## Problem
Starting with the first line of the data below, copy each line up to and including the one containing "const fmt = (v: number)". Pictures stay out.

## Data extract
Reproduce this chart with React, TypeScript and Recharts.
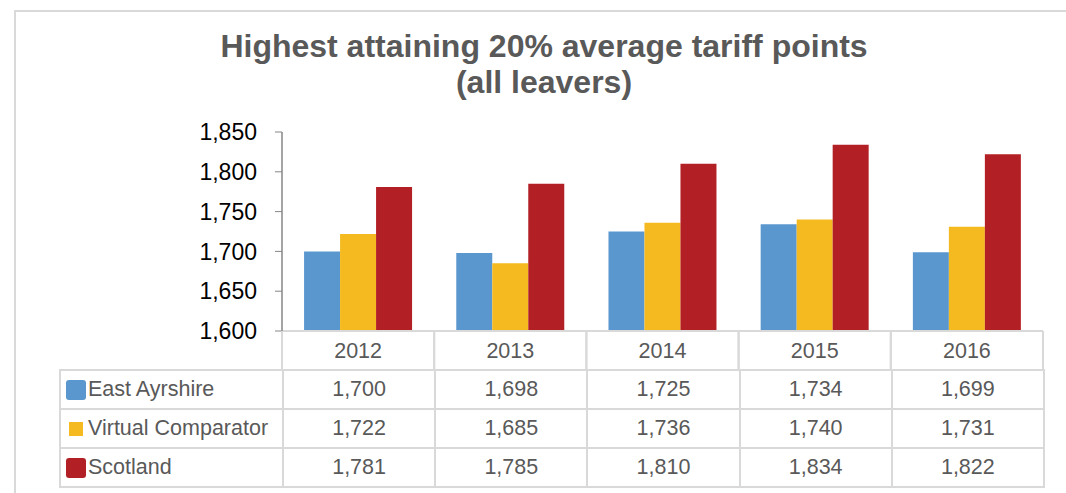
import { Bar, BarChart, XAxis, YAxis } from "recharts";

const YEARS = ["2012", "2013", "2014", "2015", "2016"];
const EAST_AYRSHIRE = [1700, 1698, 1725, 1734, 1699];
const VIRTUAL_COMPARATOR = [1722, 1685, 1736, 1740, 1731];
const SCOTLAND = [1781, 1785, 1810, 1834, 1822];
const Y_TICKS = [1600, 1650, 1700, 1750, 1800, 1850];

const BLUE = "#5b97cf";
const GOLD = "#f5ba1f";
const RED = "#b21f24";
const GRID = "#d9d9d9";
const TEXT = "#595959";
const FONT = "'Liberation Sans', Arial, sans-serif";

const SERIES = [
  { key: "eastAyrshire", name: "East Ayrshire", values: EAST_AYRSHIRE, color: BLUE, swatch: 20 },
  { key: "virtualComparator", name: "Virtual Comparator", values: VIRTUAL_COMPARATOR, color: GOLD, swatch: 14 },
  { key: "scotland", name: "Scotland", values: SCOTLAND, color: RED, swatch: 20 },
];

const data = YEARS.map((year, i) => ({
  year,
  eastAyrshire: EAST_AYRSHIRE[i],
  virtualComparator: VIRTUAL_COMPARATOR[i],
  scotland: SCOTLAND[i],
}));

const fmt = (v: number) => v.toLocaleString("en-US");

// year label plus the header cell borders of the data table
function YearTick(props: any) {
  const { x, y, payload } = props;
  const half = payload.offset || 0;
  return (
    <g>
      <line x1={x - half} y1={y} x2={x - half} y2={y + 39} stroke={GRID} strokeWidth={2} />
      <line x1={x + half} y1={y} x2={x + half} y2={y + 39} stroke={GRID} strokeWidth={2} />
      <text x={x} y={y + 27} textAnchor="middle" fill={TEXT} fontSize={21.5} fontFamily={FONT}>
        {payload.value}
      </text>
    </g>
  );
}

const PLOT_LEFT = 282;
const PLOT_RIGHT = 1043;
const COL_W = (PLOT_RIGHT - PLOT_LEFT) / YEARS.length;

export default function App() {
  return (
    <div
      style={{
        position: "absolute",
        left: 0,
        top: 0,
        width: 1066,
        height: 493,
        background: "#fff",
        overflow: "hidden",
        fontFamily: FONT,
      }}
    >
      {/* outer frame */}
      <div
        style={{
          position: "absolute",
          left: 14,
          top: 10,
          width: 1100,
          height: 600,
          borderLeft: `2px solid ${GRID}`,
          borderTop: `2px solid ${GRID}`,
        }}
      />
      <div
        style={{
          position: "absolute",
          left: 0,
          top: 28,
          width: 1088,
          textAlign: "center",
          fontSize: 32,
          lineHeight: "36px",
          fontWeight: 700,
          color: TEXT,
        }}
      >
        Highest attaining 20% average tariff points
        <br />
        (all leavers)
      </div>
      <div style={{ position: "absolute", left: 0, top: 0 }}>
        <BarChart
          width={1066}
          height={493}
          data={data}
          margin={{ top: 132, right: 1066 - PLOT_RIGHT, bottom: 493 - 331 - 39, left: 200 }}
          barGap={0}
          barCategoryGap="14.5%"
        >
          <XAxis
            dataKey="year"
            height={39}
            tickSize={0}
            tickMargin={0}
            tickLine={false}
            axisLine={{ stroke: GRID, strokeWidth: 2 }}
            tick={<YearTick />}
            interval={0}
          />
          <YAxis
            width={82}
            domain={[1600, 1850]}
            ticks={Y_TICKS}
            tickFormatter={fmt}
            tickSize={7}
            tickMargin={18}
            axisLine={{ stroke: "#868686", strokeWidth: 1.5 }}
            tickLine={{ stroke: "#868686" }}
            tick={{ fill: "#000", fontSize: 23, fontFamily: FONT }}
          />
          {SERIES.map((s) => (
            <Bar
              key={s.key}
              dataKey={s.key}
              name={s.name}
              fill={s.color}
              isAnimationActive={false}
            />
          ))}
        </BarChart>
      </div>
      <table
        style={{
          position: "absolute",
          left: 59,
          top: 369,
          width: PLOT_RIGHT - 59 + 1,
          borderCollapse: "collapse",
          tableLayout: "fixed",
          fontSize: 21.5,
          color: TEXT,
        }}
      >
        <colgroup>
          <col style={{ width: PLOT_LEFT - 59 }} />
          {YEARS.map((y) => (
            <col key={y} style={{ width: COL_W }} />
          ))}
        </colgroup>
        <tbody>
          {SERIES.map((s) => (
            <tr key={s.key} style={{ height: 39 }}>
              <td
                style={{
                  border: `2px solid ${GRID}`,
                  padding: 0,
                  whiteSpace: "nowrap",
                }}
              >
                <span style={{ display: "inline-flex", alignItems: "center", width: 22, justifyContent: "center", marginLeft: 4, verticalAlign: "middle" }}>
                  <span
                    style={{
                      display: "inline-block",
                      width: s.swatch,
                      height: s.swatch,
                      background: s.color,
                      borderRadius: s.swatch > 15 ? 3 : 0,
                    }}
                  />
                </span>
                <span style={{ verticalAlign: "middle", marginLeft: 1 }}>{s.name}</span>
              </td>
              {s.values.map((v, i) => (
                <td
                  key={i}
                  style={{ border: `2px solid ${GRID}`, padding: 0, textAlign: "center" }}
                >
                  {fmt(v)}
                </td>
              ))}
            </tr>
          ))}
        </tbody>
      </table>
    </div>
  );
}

## The response
Reproduce this chart with React, TypeScript and Recharts.
import { Bar, BarChart, XAxis, YAxis } from "recharts";

const YEARS = ["2012", "2013", "2014", "2015", "2016"];
const EAST_AYRSHIRE = [1700, 1698, 1725, 1734, 1699];
const VIRTUAL_COMPARATOR = [1722, 1685, 1736, 1740, 1731];
const SCOTLAND = [1781, 1785, 1810, 1834, 1822];
const Y_TICKS = [1600, 1650, 1700, 1750, 1800, 1850];

const BLUE = "#5b97cf";
const GOLD = "#f5ba1f";
const RED = "#b21f24";
const GRID = "#d9d9d9";
const TEXT = "#595959";
const FONT = "'Liberation Sans', Arial, sans-serif";

const SERIES = [
  { key: "eastAyrshire", name: "East Ayrshire", values: EAST_AYRSHIRE, color: BLUE, swatch: 20 },
  { key: "virtualComparator", name: "Virtual Comparator", values: VIRTUAL_COMPARATOR, color: GOLD, swatch: 14 },
  { key: "scotland", name: "Scotland", values: SCOTLAND, color: RED, swatch: 20 },
];

const data = YEARS.map((year, i) => ({
  year,
  eastAyrshire: EAST_AYRSHIRE[i],
  virtualComparator: VIRTUAL_COMPARATOR[i],
  scotland: SCOTLAND[i],
}));

const fmt = (v: number) => v.toLocaleString("en-US");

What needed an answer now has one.